How can a life be given a cost value?
While it's not something people like to discuss, lives are always assigned monetary values. We do it with every aspect of our bodies - workers comp agreements have charts showing the value of each limb or finger, etc.
Look at it this way:
Say there's a disease called Deathabetes that primarily affects elderly people. Sheisa Pharmaceuticals develops a drug called Death-B-Gon that, on average, extends the life of a Deathabetes sufferer for 1 year. Now, if that drug cost $10, I would assume that every one of us would agree that Medicare should pay for it. If the cost were $5,000, I think most people would still be on board. But what it it cost $50,000? $500,000? $50,000,000?
At some point, everyone would have to agree that the drug becomes too expensive to be worth its benefit. We face this exact same dilemma with thousands and thousands of drugs and procedures today, ranging from hip replacements to cancer treatments. How the balancing point is calculated is incredibly important.
One of the reasons why insurance costs continue to increase is because of special interest groups that lobby insurers on this exact issue. First, a breast cancer group raises a stink about an insurance company refusing to pay for a particular expensive drug. Not wanting the bad publicity, the company agrees to pay for that drug. Then a Parkinson's group does the same. Then a MS group, then a Sickle Cell group, etc.
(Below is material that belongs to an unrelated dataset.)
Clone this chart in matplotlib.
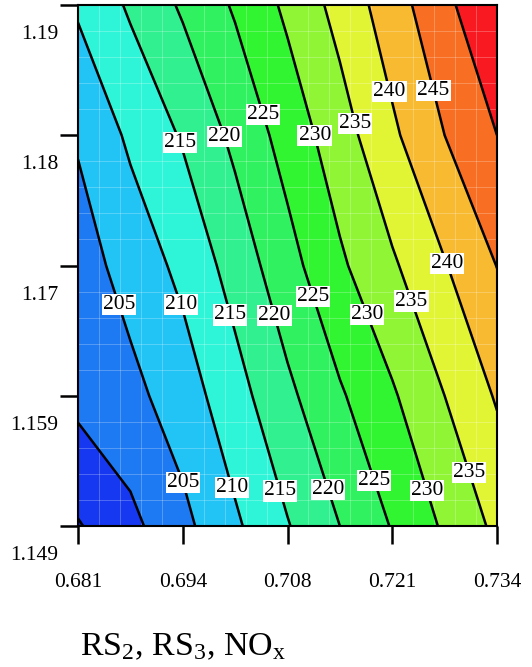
import numpy as np
import matplotlib
matplotlib.use("Agg")
import matplotlib.pyplot as plt
from matplotlib.colors import ListedColormap, BoundaryNorm
from matplotlib.transforms import ScaledTranslation

plt.rcParams['font.family'] = ['Liberation Serif', 'DejaVu Serif']
plt.rcParams['mathtext.fontset'] = 'custom'
plt.rcParams['mathtext.rm'] = 'Liberation Serif'
plt.rcParams['mathtext.it'] = 'Liberation Serif:italic'

# ---- data ----
x_vals = np.linspace(0.681, 0.734, 9)
y_vals = np.linspace(1.149, 1.190, 5)
# response surface values (rows: bottom -> top, columns: left -> right)
z_row0 = [194.6, 198.7, 203.7, 209.2, 214.7, 220.0, 225.3, 230.7, 236.1]
z_row1 = [201.4, 203.6, 207.5, 213.1, 218.9, 224.4, 229.4, 235.0, 240.5]
z_row2 = [202.8, 206.9, 211.3, 217.0, 223.2, 229.2, 234.3, 239.7, 245.1]
z_row3 = [205.5, 210.9, 215.5, 221.2, 227.0, 232.8, 239.1, 245.0, 250.0]
z_row4 = [210.7, 215.7, 220.7, 225.6, 231.0, 236.7, 242.7, 248.8, 254.5]

fill_levels = [180, 195, 200, 205, 210, 215, 220, 225, 230, 235, 240, 245, 250, 260]
line_levels = [195, 200, 205, 210, 215, 220, 225, 230, 235, 240, 245, 250]
band_colors = ['#0c1ed8', '#1538f0', '#1e7af2', '#22c3f5', '#2ff5d8', '#30f090',
               '#30f260', '#30f530', '#90f535', '#e2f535', '#f8ba30', '#f86e22', '#f81a20']

x_ticks = np.linspace(0.681, 0.734, 5)
x_ticklabels = ['0.681', '0.694', '0.708', '0.721', '0.734']
y_ticks = np.linspace(1.149, 1.190, 5)
y_ticklabels = ['1.149', '1.159', '1.17', '1.18', '1.19']

label_positions = [
    (0.6853, 1.16623), (0.69327, 1.15223),
    (0.69314, 1.16623), (0.69959, 1.15191),
    (0.69302, 1.17898), (0.69934, 1.16545), (0.70567, 1.1516),
    (0.69934, 1.17961), (0.70478, 1.16537), (0.71174, 1.15168),
    (0.70427, 1.18134), (0.70946, 1.16679), (0.71756, 1.15238),
    (0.71035, 1.17961), (0.71654, 1.16537), (0.72413, 1.1516),
    (0.71541, 1.18056), (0.72211, 1.16647), (0.72957, 1.15301),
    (0.71958, 1.18308), (0.72666, 1.16938),
    (0.72527, 1.18316),
]

Z = np.array([z_row0, z_row1, z_row2, z_row3, z_row4])
X, Y = np.meshgrid(x_vals, y_vals)

fig = plt.figure(figsize=(5.32, 6.67), dpi=100)
ax = fig.add_axes([78/532, 141/667, 419/532, 521/667])

cmap = ListedColormap(band_colors)
norm = BoundaryNorm(fill_levels, cmap.N)
ax.contourf(X, Y, Z, levels=fill_levels, cmap=cmap, norm=norm)
cs = ax.contour(X, Y, Z, levels=line_levels, colors='black', linewidths=1.8)
labels = ax.clabel(cs, fmt='%d', fontsize=15.5, inline=False, manual=label_positions)
for t in labels:
    t.set_rotation(0)
    t.set_bbox(dict(facecolor='white', edgecolor='none', pad=0.8))
    t.set_zorder(5)

ax.set_xlim(0.681, 0.734)
ax.set_ylim(1.149, 1.190)
ax.set_xticks(x_ticks)
ax.set_xticklabels(x_ticklabels)
ax.set_yticks(y_ticks)
ax.set_yticklabels(y_ticklabels)
ax.set_xticks(np.linspace(0.681, 0.734, 21), minor=True)
ax.set_yticks(np.linspace(1.149, 1.190, 21), minor=True)
ax.grid(which='minor', color='white', alpha=0.25, linewidth=0.7)
ax.tick_params(which='minor', length=0)
ax.tick_params(which='major', direction='out', length=13, width=1.8, labelsize=15.5)
ax.tick_params(axis='x', pad=21)
ax.tick_params(axis='y', pad=1)
for s in ax.spines.values():
    s.set_linewidth(1.5)

off = ScaledTranslation(0, -0.27, fig.dpi_scale_trans)
for lbl in ax.get_yticklabels():
    lbl.set_transform(lbl.get_transform() + off)

fig.text(80/532, 12/667, r'RS$_2$, RS$_3$, NO$_\mathrm{x}$', fontsize=24.5, ha='left', va='baseline')

fig.savefig('out.png', dpi=100)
The end result is that most everything ends up getting covered and the rest of the costs get passed on to everyone else.
When the decisions are being made by insurers or politicians who are subject to the fleeting will of the public, inefficient choices are going to be made. The only way to get around this is to have the people making the decisions be as independent from public control as possible. Britain tried to do just this by creating the NICE, but despite that program's successes, it has still fallen prey to some of the same interest group capture.
Here is the stark reality that neither Republicans or Democrats are willing to admit: So long as we as a nation continue to place such an incredibly high value on the availability of expensive life-saving treatments, we will never bring health care spending under control. I don't see such a significant cultural shift happening any time soon.